I even went so far to arrange to be out of the country for St Patrick’s Day itself, but I was out-paddied. The parade was scheduled for the 19th and I arrived back in town a day too soon. Today, Saturday, was a miserable day – damp, drizzly, and grey –  typical parade weather. Tempting as it was to stay home and clean my floors and windows, sort my socks and alphabetise my spices, I couldn’t not go. I’m Irish for God’s sake. I had to go. I had no excuse, at least none that would hold water. So off I toddled to Szabadság tér for the grand gathering, with every intention of showing my face, saying my quick hellos,  faster goodbyes, and then beating a hasty retreat.

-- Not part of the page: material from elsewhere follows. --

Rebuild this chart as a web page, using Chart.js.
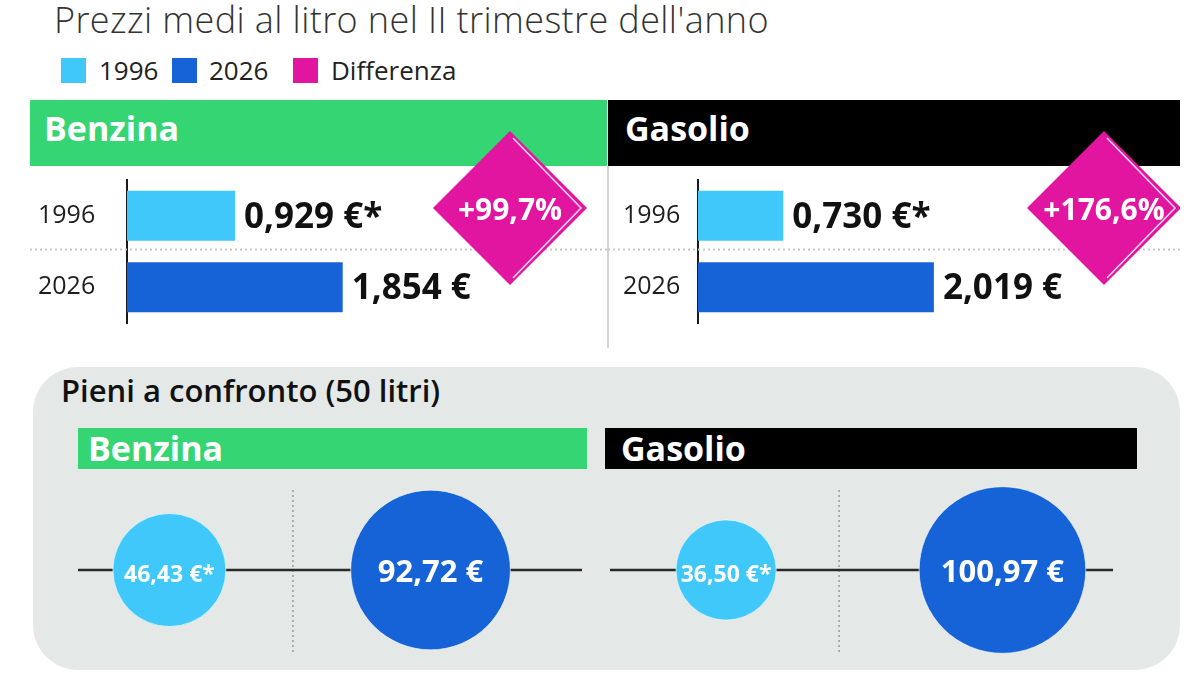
<!DOCTYPE html>
<html lang="it">
<head>
<meta charset="utf-8">
<title>Prezzi medi al litro</title>
<script src="https://cdn.jsdelivr.net/npm/chart.js@4.4.0/dist/chart.umd.min.js"></script>
<style>
  body { margin:0; width:1200px; height:675px; background:#fff; position:relative; overflow:hidden; font-family:'Open Sans', sans-serif; }
  .abs { position:absolute; }
  #titolo { left:54px; top:-2px; font-size:36px; line-height:44px; font-weight:300; letter-spacing:0.4px; color:#333; white-space:nowrap; }
  .leg-sq { top:58px; width:25px; height:25px; }
  .leg-tx { top:52px; font-size:26px; line-height:36px; color:#222; }
  .testata { color:#fff; font-weight:700; font-size:34px; box-sizing:border-box; }
  #pannello { left:33px; top:367px; width:1147px; height:303px; background:#e4e9e7; border-radius:45px; }
  #sottotitolo { left:61px; top:371px; font-size:31px; line-height:38px; font-weight:600; color:#111; }
  canvas { position:absolute; }
</style>
</head>
<body>
<div id="titolo" class="abs">Prezzi medi al litro nel II trimestre dell'anno</div>

<div class="abs leg-sq" style="left:61px;background:#3fc8f9"></div>
<div class="abs leg-tx" style="left:99px">1996</div>
<div class="abs leg-sq" style="left:172px;background:#1563d6"></div>
<div class="abs leg-tx" style="left:209px">2026</div>
<div class="abs leg-sq" style="left:293px;background:#e1159f"></div>
<div class="abs leg-tx" style="left:331px">Differenza</div>

<div class="abs testata" style="left:30px;top:100px;width:577px;height:66px;line-height:56px;padding-left:14px;background:#35d574">Benzina</div>
<div class="abs testata" style="left:608px;top:100px;width:572px;height:66px;line-height:56px;padding-left:17px;background:#000">Gasolio</div>
<div class="abs" style="left:607px;top:166px;width:2px;height:182px;background:#d4d4d4"></div>

<div id="pannello" class="abs"></div>
<div id="sottotitolo" class="abs">Pieni a confronto (50 litri)</div>
<div class="abs testata" style="left:78px;top:428px;width:509px;height:41px;line-height:41px;padding-left:10px;background:#35d574">Benzina</div>
<div class="abs testata" style="left:605px;top:428px;width:532px;height:41px;line-height:41px;padding-left:16px;background:#000">Gasolio</div>

<canvas id="barBenzina" width="577" height="250" style="left:30px;top:100px"></canvas>
<canvas id="barGasolio" width="572" height="250" style="left:608px;top:100px"></canvas>
<canvas id="pienoBenzina" width="504" height="170" style="left:78px;top:485px"></canvas>
<canvas id="pienoGasolio" width="503" height="170" style="left:610px;top:485px"></canvas>

<script>
// dati
const anni = ['1996', '2026'];
const benzinaLitro = [0.929, 1.854];
const gasolioLitro = [0.730, 2.019];
const differenza = [99.7, 176.6]; // Benzina, Gasolio (%)
const benzinaPieno = [46.43, 92.72];
const gasolioPieno = [36.50, 100.97];
const asterisco = ['*', ''];
const coloriAnni = ['#3fc8f9', '#1563d6'];
const magenta = '#e1159f';

Chart.defaults.font.family = "'Open Sans', sans-serif";

const euro = (v, dec) => v.toFixed(dec).replace('.', ',') + ' €';

// valori a fine barra, riga tratteggiata fra gli anni e rombo della differenza
const etichetteBarre = {
  id: 'etichetteBarre',
  beforeDatasetsDraw(chart) {
    const ctx = chart.ctx;
    const y = chart.scales.y;
    const yMid = (y.getPixelForValue(0) + y.getPixelForValue(1)) / 2 - 2;
    ctx.save();
    ctx.strokeStyle = '#c9c9c9';
    ctx.lineWidth = 2;
    ctx.setLineDash([2, 3]);
    ctx.beginPath();
    ctx.moveTo(0, yMid);
    ctx.lineTo(chart.width, yMid);
    ctx.stroke();
    ctx.restore();
  },
  afterDatasetsDraw(chart, args, opts) {
    const ctx = chart.ctx;
    const meta = chart.getDatasetMeta(0);
    const valori = chart.data.datasets[0].data;
    ctx.save();
    ctx.font = "700 35px 'Open Sans'";
    ctx.fillStyle = '#111';
    ctx.textBaseline = 'middle';
    meta.data.forEach((bar, i) => {
      ctx.fillText(euro(valori[i], 3) + asterisco[i], bar.x + 9, bar.y + 2);
    });

    // rombo
    const cx = opts.x, cy = opts.y, h = 77;
    ctx.fillStyle = magenta;
    ctx.beginPath();
    ctx.moveTo(cx, cy - h);
    ctx.lineTo(cx + h, cy);
    ctx.lineTo(cx, cy + h);
    ctx.lineTo(cx - h, cy);
    ctx.closePath();
    ctx.fill();
    ctx.strokeStyle = 'rgba(255,255,255,0.85)';
    ctx.lineWidth = 1.5;
    ctx.beginPath();
    ctx.moveTo(cx + 3, cy - h + 7);
    ctx.lineTo(cx + h - 6, cy);
    ctx.lineTo(cx + 3, cy + h - 7);
    ctx.stroke();

    ctx.fillStyle = '#fff';
    ctx.textAlign = 'center';
    ctx.font = "700 30px 'Open Sans'";
    ctx.fillText('+' + opts.diff.toFixed(1).replace('.', ',') + '%', cx, cy + 3);
    ctx.restore();
  }
};

function graficoBarre(id, valori, padLeft, labelW, rombo) {
  return new Chart(document.getElementById(id), {
    type: 'bar',
    data: {
      labels: anni,
      datasets: [{
        data: valori,
        backgroundColor: coloriAnni,
        categoryPercentage: 1,
        barPercentage: 0.7
      }]
    },
    options: {
      indexAxis: 'y',
      responsive: false,
      animation: false,
      layout: { autoPadding: false, padding: { left: padLeft, top: 80, bottom: 27, right: 3 } },
      scales: {
        x: { display: false, min: 0, max: 4.1 },
        y: {
          grid: { display: false, drawTicks: false },
          border: { display: true, color: '#1a1a1a', width: 2 },
          ticks: { color: '#1e1e1e', font: { size: 25 }, crossAlign: 'far', padding: 0 },
          afterFit(scale) { scale.width = labelW; }
        }
      },
      plugins: {
        legend: { display: false },
        tooltip: { enabled: false },
        etichetteBarre: rombo
      }
    },
    plugins: [etichetteBarre]
  });
}

graficoBarre('barBenzina', benzinaLitro, 8, 89, { x: 480, y: 108, diff: differenza[0] });
graficoBarre('barGasolio', gasolioLitro, 15, 75, { x: 496, y: 108, diff: differenza[1] });

// pieni: cerchi con area proporzionale al costo
const K = 8.29;

const lineaPieni = {
  id: 'lineaPieni',
  beforeDatasetsDraw(chart, args, opts) {
    const ctx = chart.ctx;
    const a = chart.chartArea;
    const y0 = chart.scales.y.getPixelForValue(0);
    const xs = chart.scales.x.getPixelForValue(opts.sep);
    ctx.save();
    ctx.strokeStyle = '#9a9a9a';
    ctx.lineWidth = 1.5;
    ctx.setLineDash([2, 3]);
    ctx.beginPath();
    ctx.moveTo(xs, a.top + 5);
    ctx.lineTo(xs, a.bottom - 2);
    ctx.stroke();
    ctx.setLineDash([]);
    ctx.strokeStyle = '#2a2a2a';
    ctx.lineWidth = 2.5;
    ctx.beginPath();
    ctx.moveTo(a.left, y0);
    ctx.lineTo(a.right, y0);
    ctx.stroke();
    ctx.restore();
  },
  afterDatasetsDraw(chart) {
    const ctx = chart.ctx;
    const meta = chart.getDatasetMeta(0);
    const valori = chart.data.datasets[0].valori;
    ctx.save();
    ctx.fillStyle = '#fff';
    ctx.textAlign = 'center';
    ctx.textBaseline = 'middle';
    meta.data.forEach((pt, i) => {
      ctx.font = i === 0 ? "700 23px 'Open Sans'" : "700 31px 'Open Sans'";
      ctx.fillText(euro(valori[i], 2) + asterisco[i], pt.x, pt.y + (i === 0 ? 5 : 3));
    });
    ctx.restore();
  }
};

function graficoPieni(id, valori, min, max, sep) {
  return new Chart(document.getElementById(id), {
    type: 'bubble',
    data: {
      datasets: [{
        valori: valori,
        data: valori.map((v, i) => ({ x: i, y: 0, r: K * Math.sqrt(v) })),
        backgroundColor: coloriAnni,
        borderColor: 'rgba(255,255,255,0.6)',
        borderWidth: 1,
        clip: false
      }]
    },
    options: {
      responsive: false,
      animation: false,
      layout: { autoPadding: false, padding: 0 },
      scales: {
        x: { display: false, min: min, max: max },
        y: { display: false, min: -1, max: 1 }
      },
      plugins: {
        legend: { display: false },
        tooltip: { enabled: false },
        lineaPieni: { sep: sep }
      }
    },
    plugins: [lineaPieni]
  });
}

graficoPieni('pienoBenzina', benzinaPieno, -0.35, 1.58, 0.473);
graficoPieni('pienoGasolio', gasolioPieno, -0.42, 1.40, 0.409);
</script>
</body>
</html>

When I got there, I saw a sea of green in the top corner of the square. The weather was doing little to dampen the enthusiasm of those who were first to arrive. Had Johnny Cash risen from the dead and launched into 40 shades of green, it wouldn’t have surprised me. I doubt the wearin’ of the green has ever been taken so seriously. The IHBC lads were togged out in style with St Patrick and the Leprechaun playing their parts a little too convincingly. From toddlers in prams and pushchairs to those who have seen more than a few parades in their lifetimes, the crowd slowly grew.

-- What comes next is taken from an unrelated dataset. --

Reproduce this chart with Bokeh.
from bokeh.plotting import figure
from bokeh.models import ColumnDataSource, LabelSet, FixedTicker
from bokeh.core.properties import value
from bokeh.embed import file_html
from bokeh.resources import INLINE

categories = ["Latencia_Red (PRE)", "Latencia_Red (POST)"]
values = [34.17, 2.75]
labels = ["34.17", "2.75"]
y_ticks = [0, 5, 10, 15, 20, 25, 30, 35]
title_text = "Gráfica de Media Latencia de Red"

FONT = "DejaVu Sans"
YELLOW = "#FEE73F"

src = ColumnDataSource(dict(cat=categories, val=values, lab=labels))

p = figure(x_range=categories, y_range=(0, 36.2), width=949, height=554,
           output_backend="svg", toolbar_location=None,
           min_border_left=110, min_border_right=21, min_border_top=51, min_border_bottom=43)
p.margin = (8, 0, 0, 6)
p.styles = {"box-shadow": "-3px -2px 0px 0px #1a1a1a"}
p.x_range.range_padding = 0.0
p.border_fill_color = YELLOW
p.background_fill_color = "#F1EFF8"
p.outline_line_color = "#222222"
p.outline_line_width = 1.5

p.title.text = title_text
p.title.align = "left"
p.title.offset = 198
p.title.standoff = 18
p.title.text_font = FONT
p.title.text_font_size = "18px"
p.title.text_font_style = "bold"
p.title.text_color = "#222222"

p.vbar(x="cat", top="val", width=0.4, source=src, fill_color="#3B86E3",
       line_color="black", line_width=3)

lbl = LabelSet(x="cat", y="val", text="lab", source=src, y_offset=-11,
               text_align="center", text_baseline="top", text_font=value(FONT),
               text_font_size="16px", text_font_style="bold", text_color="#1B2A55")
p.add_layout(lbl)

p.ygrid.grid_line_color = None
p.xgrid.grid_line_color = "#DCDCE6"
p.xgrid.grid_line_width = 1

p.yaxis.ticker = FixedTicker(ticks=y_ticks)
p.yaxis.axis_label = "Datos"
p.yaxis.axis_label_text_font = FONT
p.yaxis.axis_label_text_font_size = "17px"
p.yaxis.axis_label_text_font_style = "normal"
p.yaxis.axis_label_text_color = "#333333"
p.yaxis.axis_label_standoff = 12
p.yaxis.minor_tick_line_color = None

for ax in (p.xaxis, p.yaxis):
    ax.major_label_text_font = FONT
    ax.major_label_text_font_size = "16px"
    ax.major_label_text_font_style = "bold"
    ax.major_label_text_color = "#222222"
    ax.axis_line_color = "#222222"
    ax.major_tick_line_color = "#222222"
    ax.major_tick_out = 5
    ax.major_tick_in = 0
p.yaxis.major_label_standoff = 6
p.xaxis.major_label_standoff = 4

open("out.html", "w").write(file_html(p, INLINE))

When the pipers arrived and opened with Amazing Grace, something inside me switched on. I finally got what it was the lads were on about, the gap they wanted to fill and suddenly a St Patrick’s Day parade didn’t seem like such a bad idea after all. It’s not often that the Irish in Budapest get to gather in one place for one reason and it quite surprised me to see so many there.  And I know they weren’t all Irish Irish – which is even better still. James Michener, in his 1957 book, The Bridge at Andau, describes the Hungarians as the Irish of Eastern Europe. There is a huge affinity here for all things Irish – and while that can be said of many places, to see such a friendly, fun, high-spirited parade in Budapest that served little other purpose than to underscore the importance of having the craic, was probably an attraction in itself.Today was a work day in Hungary but that didn’t stop those in their offices along the route stopping for a minute to wave and wonder. The bemused faces on the passersby, or the faces of drivers stopped in traffic to let the parade were priceless. For many, seeing St Patrick standing on the steps of the Basilica with a Leprechaun by his side, both dispensing blessings on the crowd below, must have seemed a little surreal. As the sea of green marched onwards towards its final resting place – the Guinness House – more and more people joined in. I stopped once to count and at a rough estimate I’d say 546 people took part, give or take a couple of balloons. Not a bad showing at all for a first attempt at rallying the troops.

If you’d told me a few months ago, or even last week, that I’d have marched in a Paddy’s Day parade of my own volition, I’d have said you were mad. If you’d told me that not alone would I have marched, but that I’d have enjoyed it, I’d have said you were off your rocker. But sometimes it’s not a bad idea to remind myself from whence I’ve come and to take a little pride in the fact that St Patrick’s Day is billed, worldwide, as the friendliest day of the year.

So kudos to Messrs Downey and Griffin and Harron, the IHBC, and parade volunteers for pulling this one off. Impressive stuff. Today was a good day to be Irish in Budapest. And, you never know, next year I might even wear a hat!